27-28 April 2011
Monona Terrace
US/Central timezone

The Askaryan Radio Array - a new instrument for the detection of highest energy neutrinos.

27 Apr 2011, 11:20
20m
Lecture Hall Level 4 (Monona Terrace)

Lecture Hall Level 4

Monona Terrace

1 E. Wilson Street, Madison, WI 53703

Speaker

Dr Hagar Landsman (University of Wisconsin - Madison)

Description

Building on the expertise gained by RICE, ANITA and IceCube's radio extension in the use of the Askaryan effect in cold Antarctic ice, we are currently developing an antenna array known as ARA (The Askaryan Radio Array) to be installed in boreholes extending 200 m below the surface of the ice near the geographic South Pole.

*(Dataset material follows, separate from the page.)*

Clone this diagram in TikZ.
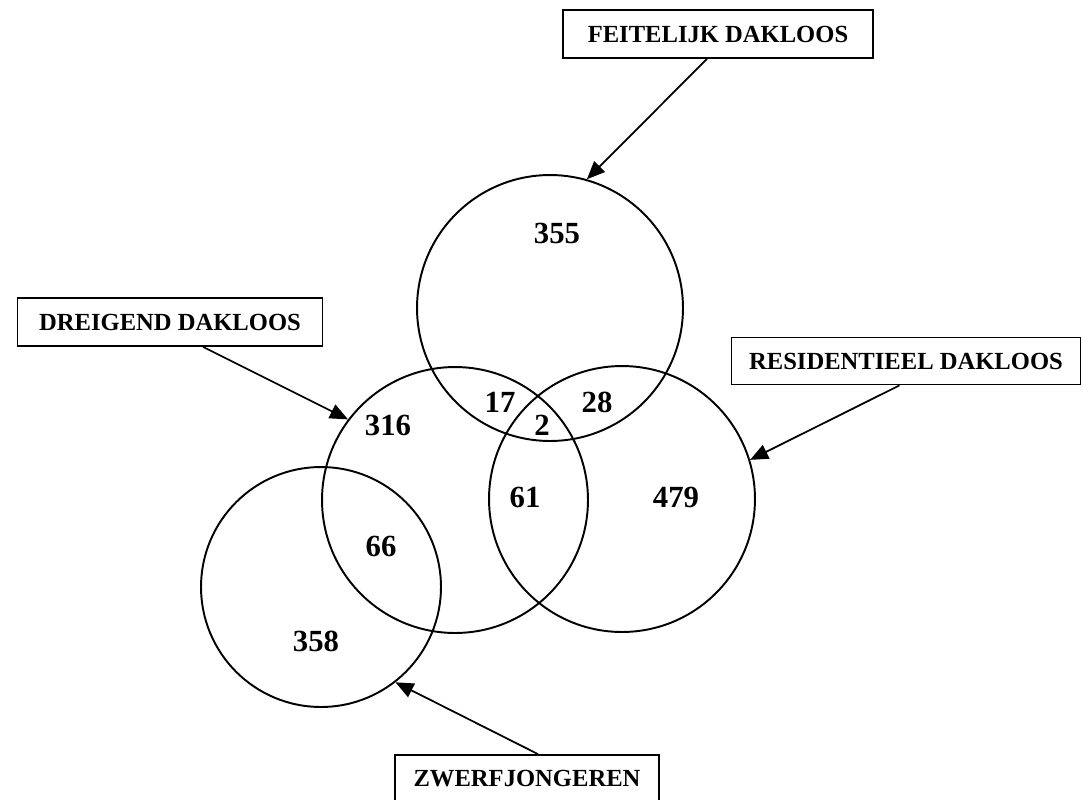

The cold and deep glacial ice at the South Pole is transparent to radiowaves, which allows to use relatively shallow radio detectors to observe highest energy neutrino interactions in the ice sheet. With the planned area of 80 square kilometers and effective detection volume of 200km^2 ARA is large enough to reliably detect of the flux of neutrinos that are inevitably produced when highest energy cosmic rays interact with the microwave background. First instruments were deployed in the Austral season 2010/2011. I will describe the detector and the science goals, and give the current status of the project.